======== Input records

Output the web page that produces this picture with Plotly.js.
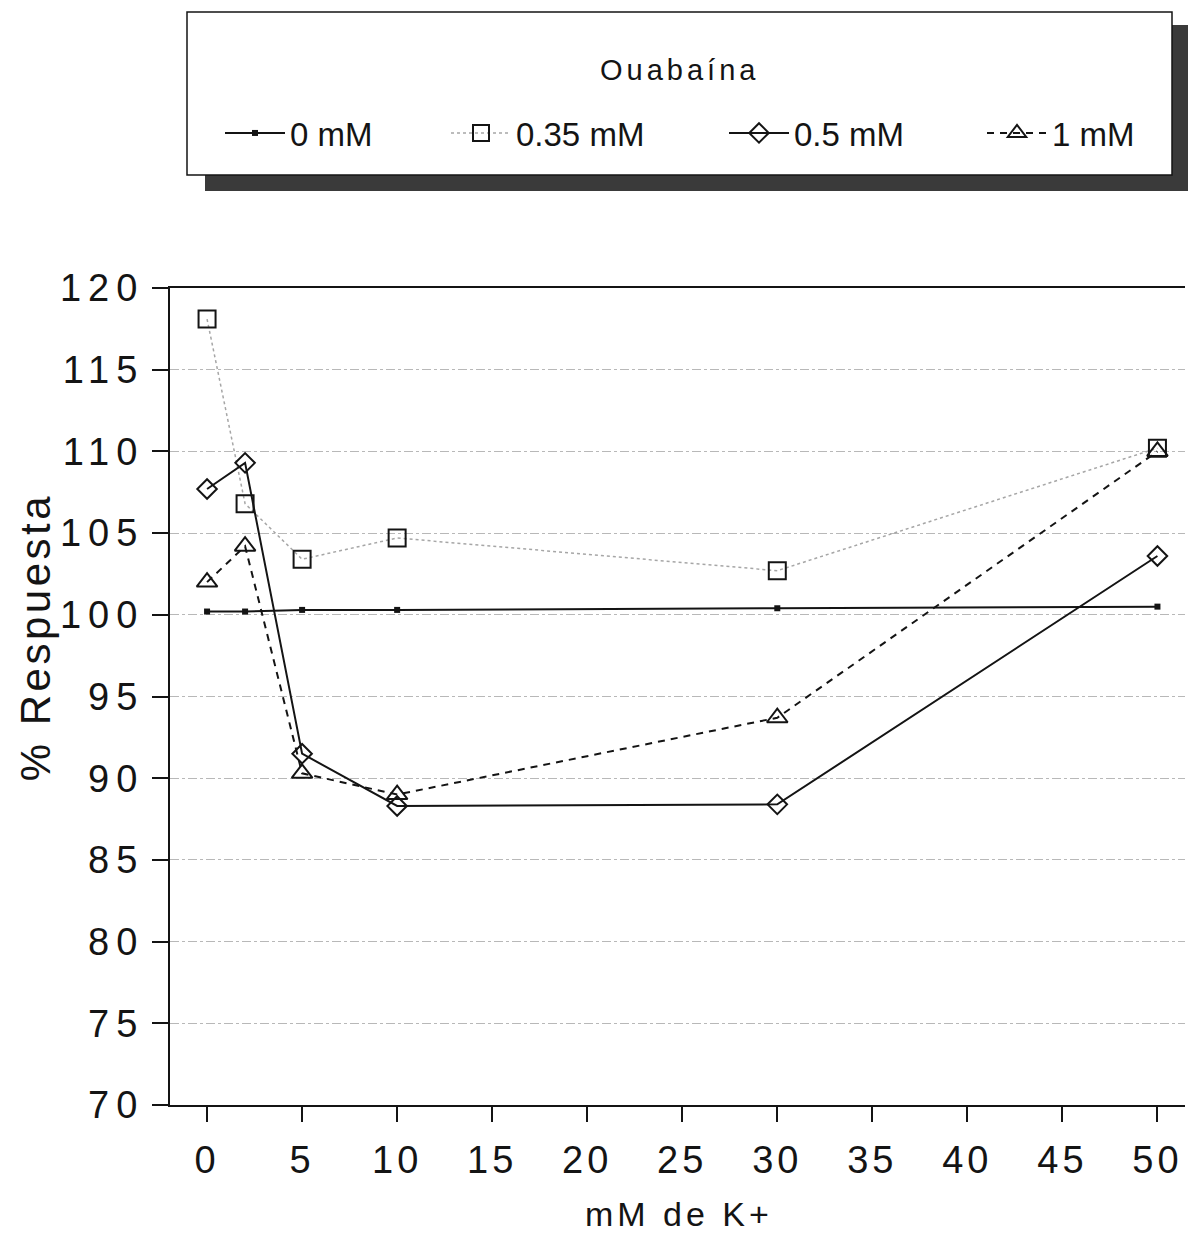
<!DOCTYPE html>
<html>
<head>
<meta charset="utf-8">
<script src="https://cdn.plot.ly/plotly-3.0.1.min.js"></script>
<style>
  html, body { margin: 0; padding: 0; background: #fff; }
  #chart { width: 1188px; height: 1234px; }
  #chart .ytick text { letter-spacing: 7px; }
  #chart .xtick text { letter-spacing: 4px; }
  #chart text.annotation-text { letter-spacing: 4px; }
  #chart g.annotation[data-index="1"] text.annotation-text { letter-spacing: 3.5px; }
</style>
</head>
<body>
<div id="chart"></div>
<script>
// ---- data ----
const potasio = [0, 2, 5, 10, 30, 50];                       // mM de K+
const serie0mM   = [100.2, 100.2, 100.3, 100.3, 100.4, 100.5];
const serie035mM = [118.1, 106.8, 103.4, 104.7, 102.7, 110.2];
const serie05mM  = [107.7, 109.3, 91.5, 88.3, 88.4, 103.6];
const serie1mM   = [102.0, 104.2, 90.3, 89.0, 93.7, 110.0];
const seriesNames = ['0 mM', '0.35 mM', '0.5 mM', '1 mM'];
const legendTitle = 'Ouabaína';
const xTitle = 'mM de K+';
const yTitle = '% Respuesta';

// ---- layout geometry (pixels) ----
const W = 1188, H = 1234;
const M = { l: 170, r: 3, t: 288, b: 129 };
const plotW = W - M.l - M.r, plotH = H - M.t - M.b;
const px = v => (v - M.l) / plotW;          // pixel x -> paper
const py = v => (H - M.b - v) / plotH;      // pixel y -> paper

const FONT = 'Liberation Sans, Arial, Helvetica, sans-serif';
const INK = '#141414';

const traces = [
  { x: potasio, y: serie0mM, name: seriesNames[0], mode: 'lines+markers', legend: 'legend',
    line: { color: INK, width: 2 },
    marker: { symbol: 'square', size: 6, color: INK } },
  { x: potasio, y: serie035mM, name: seriesNames[1], mode: 'lines+markers', legend: 'legend2',
    line: { color: '#a6a6a6', width: 1.5, dash: 'dot' },
    marker: { symbol: 'square-open', size: 17, color: INK, line: { width: 2, color: INK } } },
  { x: potasio, y: serie05mM, name: seriesNames[2], mode: 'lines+markers', legend: 'legend3',
    line: { color: INK, width: 2 },
    marker: { symbol: 'diamond-open', size: 15, color: INK, line: { width: 2, color: INK } } },
  { x: potasio, y: serie1mM, name: seriesNames[3], mode: 'lines+markers', legend: 'legend4',
    line: { color: INK, width: 2, dash: '7px,6px' },
    marker: { symbol: 'triangle-up-open', size: 18, color: INK, line: { width: 2, color: INK } } }
];

function legendAt(xPix) {
  return {
    orientation: 'h',
    x: px(xPix), y: py(133), xanchor: 'left', yanchor: 'middle',
    bgcolor: 'rgba(0,0,0,0)', borderwidth: 0,
    font: { family: FONT, size: 33, color: INK },
    itemwidth: 60
  };
}

const layout = {
  width: W, height: H,
  margin: M,
  paper_bgcolor: '#fff', plot_bgcolor: '#fff',
  font: { family: FONT, color: INK },
  showlegend: true,
  legend: legendAt(220),
  legend2: legendAt(446),
  legend3: legendAt(724),
  legend4: legendAt(982),
  xaxis: {
    range: [-1.95, 51.45],
    tickmode: 'linear', tick0: 0, dtick: 5,
    ticks: 'outside', ticklen: 15, tickwidth: 2, tickcolor: INK,
    showline: true, linecolor: INK, linewidth: 2, mirror: true,
    showgrid: false, zeroline: false,
    tickfont: { family: FONT, size: 38, color: INK },
    ticklabelstandoff: 5
  },
  yaxis: {
    range: [70, 120],
    tickmode: 'linear', tick0: 70, dtick: 5,
    ticks: 'outside', ticklen: 16, tickwidth: 2, tickcolor: INK,
    showline: true, linecolor: INK, linewidth: 2,
    showgrid: true, gridcolor: '#b8b8b8', gridwidth: 1, griddash: 'dashdot',
    zeroline: false,
    tickfont: { family: FONT, size: 38, color: INK },
    ticklabelstandoff: 0
  },
  shapes: [
    // legend shadow
    { type: 'rect', xref: 'paper', yref: 'paper', layer: 'below',
      x0: px(205), x1: px(1188), y0: py(191), y1: py(25),
      fillcolor: '#3a3a3a', line: { width: 0 } },
    // legend box
    { type: 'rect', xref: 'paper', yref: 'paper', layer: 'below',
      x0: px(187), x1: px(1172), y0: py(175), y1: py(12),
      fillcolor: '#ffffff', line: { color: INK, width: 1.5 } }
  ],
  annotations: [
    { text: legendTitle, xref: 'paper', yref: 'paper', x: px(680), y: py(70),
      xanchor: 'center', yanchor: 'middle', showarrow: false,
      font: { family: FONT, size: 29, color: INK } },
    { text: yTitle, xref: 'paper', yref: 'paper', x: px(35), y: py(637),
      xanchor: 'center', yanchor: 'middle', textangle: -90, showarrow: false,
      font: { family: FONT, size: 42, color: INK } },
    { text: xTitle, xref: 'paper', yref: 'paper', x: px(679), y: py(1214),
      xanchor: 'center', yanchor: 'middle', showarrow: false,
      font: { family: FONT, size: 34, color: INK } }
  ]
};

Plotly.newPlot('chart', traces, layout, { displayModeBar: false, staticPlot: true });
</script>
</body>
</html>
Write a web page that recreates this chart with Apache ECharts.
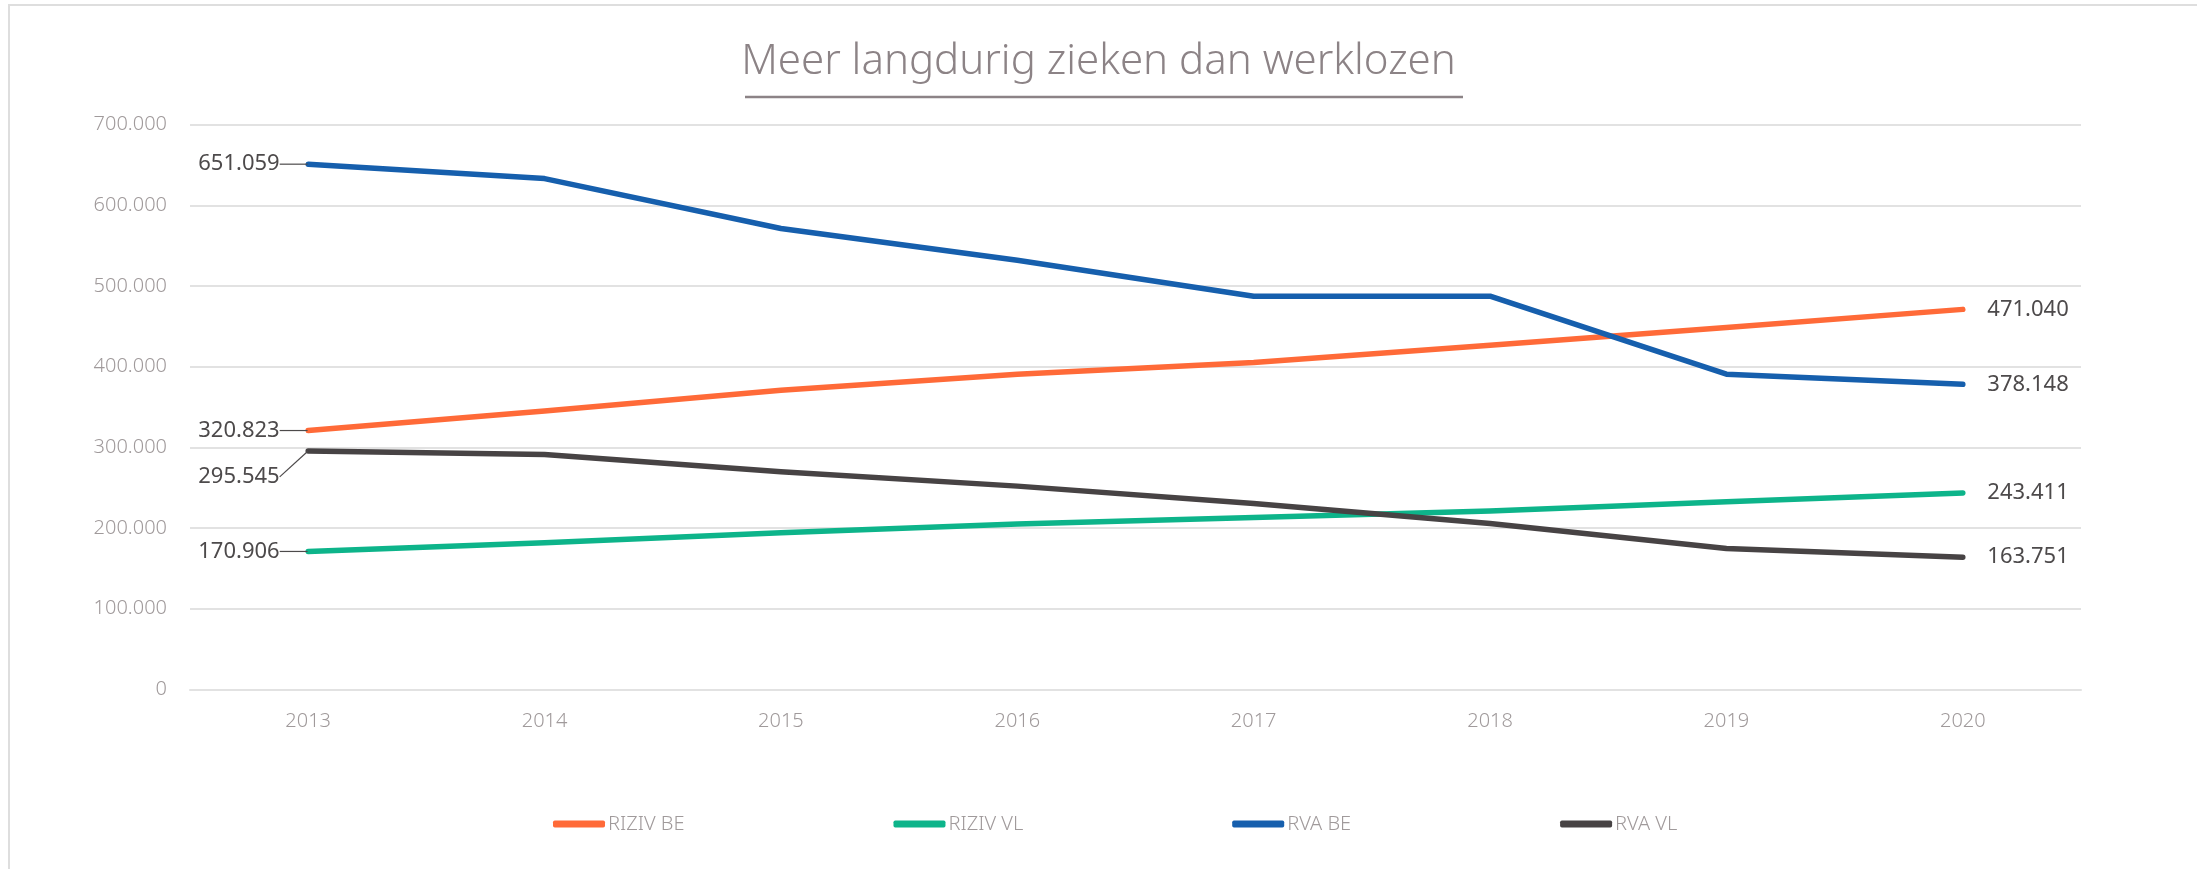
<!DOCTYPE html>
<html>
<head>
<meta charset="utf-8">
<title>Meer langdurig zieken dan werklozen</title>
<script src="https://cdn.jsdelivr.net/npm/echarts@6/dist/echarts.min.js"></script>
<style>
  html, body { margin: 0; padding: 0; background: #fff; }
  #chart { width: 2197px; height: 869px; }
</style>
</head>
<body>
<div id="chart"></div>
<script>
// jaren
const years = ['2013', '2014', '2015', '2016', '2017', '2018', '2019', '2020'];

const rizivBE = [320823, 344900, 370900, 390700, 405200, 426600, 448600, 471040];
const rizivVL = [170906, 181700, 194100, 204800, 213100, 221000, 232500, 243411];
const rvaBE   = [651059, 633200, 571300, 532000, 487400, 487400, 390700, 378148];
const rvaVL   = [295545, 291200, 269600, 251900, 230500, 205700, 174700, 163751];

const seriesNames = ['RIZIV BE', 'RIZIV VL', 'RVA BE', 'RVA VL'];
const seriesColors = ['#ff6a38', '#0db48a', '#165fad', '#474344'];

const FONT = '"Noto Sans", "Open Sans", sans-serif';

// 651059 -> 651.059
function fmt(v) {
  return String(Math.round(v)).replace(/\B(?=(\d{3})+(?!\d))/g, '.');
}

function buildSeries(name, values, color, idx) {
  const last = values.length - 1;
  return {
    name: name,
    type: 'line',
    data: values.map(function (v, i) {
      if (i === 0) {
        return { value: v, label: { show: true, position: 'left', distance: 28 } };
      }
      if (i === last) {
        return {
          value: v,
          label: { show: true, position: 'right', distance: 24 },
          labelLine: { show: false }
        };
      }
      return v;
    }),
    symbol: 'circle',
    symbolSize: 1,
    showSymbol: true,
    itemStyle: { color: color },
    lineStyle: { color: color, width: 5.5, cap: 'round', join: 'round' },
    label: {
      show: false,
      formatter: function (p) { return fmt(p.value); },
      fontFamily: FONT,
      fontSize: 22,
      color: '#4d4a4b'
    },
    labelLine: {
      show: true,
      lineStyle: { color: '#4d4a4b', width: 1.2 }
    },
    labelLayout: function (p) {
      // label van RVA VL 2013 staat onder de lijn
      if (idx === 3 && p.dataIndex === 0) return { dy: 26 };
      return {};
    },
    emphasis: { disabled: true },
    animation: false
  };
}

const chart = echarts.init(document.getElementById('chart'));

const option = {
  backgroundColor: '#fff',
  animation: false,
  title: {
    text: 'Meer langdurig zieken dan werklozen',
    left: 'center',
    top: 36,
    textStyle: {
      fontFamily: FONT,
      fontWeight: 300,
      fontSize: 42,
      color: '#8c8386'
    }
  },
  graphic: [
    {
      type: 'rect',
      silent: true,
      shape: { x: 9, y: 5, width: 2400, height: 1000 },
      style: { fill: 'none', stroke: '#dedede', lineWidth: 2 }
    },
    {
      type: 'line',
      silent: true,
      shape: { x1: 745, y1: 97, x2: 1463, y2: 97 },
      style: { stroke: '#8c8386', lineWidth: 2.5 }
    }
  ],
  legend: {
    left: 548,
    top: 809,
    icon: 'roundRect',
    itemWidth: 52,
    itemHeight: 7,
    itemGap: 209,
    textStyle: {
      fontFamily: FONT,
      fontWeight: 300,
      fontSize: 20,
      color: '#a09a9b',
      padding: [0, 0, 0, -2]
    },
    data: seriesNames
  },
  grid: {
    left: 190,
    right: 116,
    top: 124.7,
    bottom: 179.7,
    containLabel: false
  },
  xAxis: {
    type: 'category',
    data: years,
    boundaryGap: true,
    axisTick: { show: false },
    axisLine: { lineStyle: { color: '#e2e2e2', width: 2 } },
    axisLabel: {
      fontFamily: FONT,
      fontWeight: 300,
      fontSize: 20,
      color: '#a09a9b',
      margin: 22
    }
  },
  yAxis: {
    type: 'value',
    min: 0,
    max: 700000,
    interval: 100000,
    axisLine: { show: false },
    axisTick: { show: false },
    splitLine: { lineStyle: { color: '#e2e2e2', width: 2 } },
    axisLabel: {
      fontFamily: FONT,
      fontWeight: 300,
      fontSize: 20,
      color: '#a09a9b',
      margin: 23,
      formatter: function (v) { return fmt(v); }
    }
  },
  series: [
    buildSeries(seriesNames[0], rizivBE, seriesColors[0], 0),
    buildSeries(seriesNames[1], rizivVL, seriesColors[1], 1),
    buildSeries(seriesNames[2], rvaBE, seriesColors[2], 2),
    buildSeries(seriesNames[3], rvaVL, seriesColors[3], 3)
  ]
};

chart.setOption(option);
window.addEventListener('resize', function () { chart.resize(); });
</script>
</body>
</html>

================

Include the first line of the records, the line containing "const INK = '#141414';", and every line between them, repeated exactly. Skip the pictures.

Output the web page that produces this picture with Plotly.js.
<!DOCTYPE html>
<html>
<head>
<meta charset="utf-8">
<script src="https://cdn.plot.ly/plotly-3.0.1.min.js"></script>
<style>
  html, body { margin: 0; padding: 0; background: #fff; }
  #chart { width: 1188px; height: 1234px; }
  #chart .ytick text { letter-spacing: 7px; }
  #chart .xtick text { letter-spacing: 4px; }
  #chart text.annotation-text { letter-spacing: 4px; }
  #chart g.annotation[data-index="1"] text.annotation-text { letter-spacing: 3.5px; }
</style>
</head>
<body>
<div id="chart"></div>
<script>
// ---- data ----
const potasio = [0, 2, 5, 10, 30, 50];                       // mM de K+
const serie0mM   = [100.2, 100.2, 100.3, 100.3, 100.4, 100.5];
const serie035mM = [118.1, 106.8, 103.4, 104.7, 102.7, 110.2];
const serie05mM  = [107.7, 109.3, 91.5, 88.3, 88.4, 103.6];
const serie1mM   = [102.0, 104.2, 90.3, 89.0, 93.7, 110.0];
const seriesNames = ['0 mM', '0.35 mM', '0.5 mM', '1 mM'];
const legendTitle = 'Ouabaína';
const xTitle = 'mM de K+';
const yTitle = '% Respuesta';

// ---- layout geometry (pixels) ----
const W = 1188, H = 1234;
const M = { l: 170, r: 3, t: 288, b: 129 };
const plotW = W - M.l - M.r, plotH = H - M.t - M.b;
const px = v => (v - M.l) / plotW;          // pixel x -> paper
const py = v => (H - M.b - v) / plotH;      // pixel y -> paper

const FONT = 'Liberation Sans, Arial, Helvetica, sans-serif';
const INK = '#141414';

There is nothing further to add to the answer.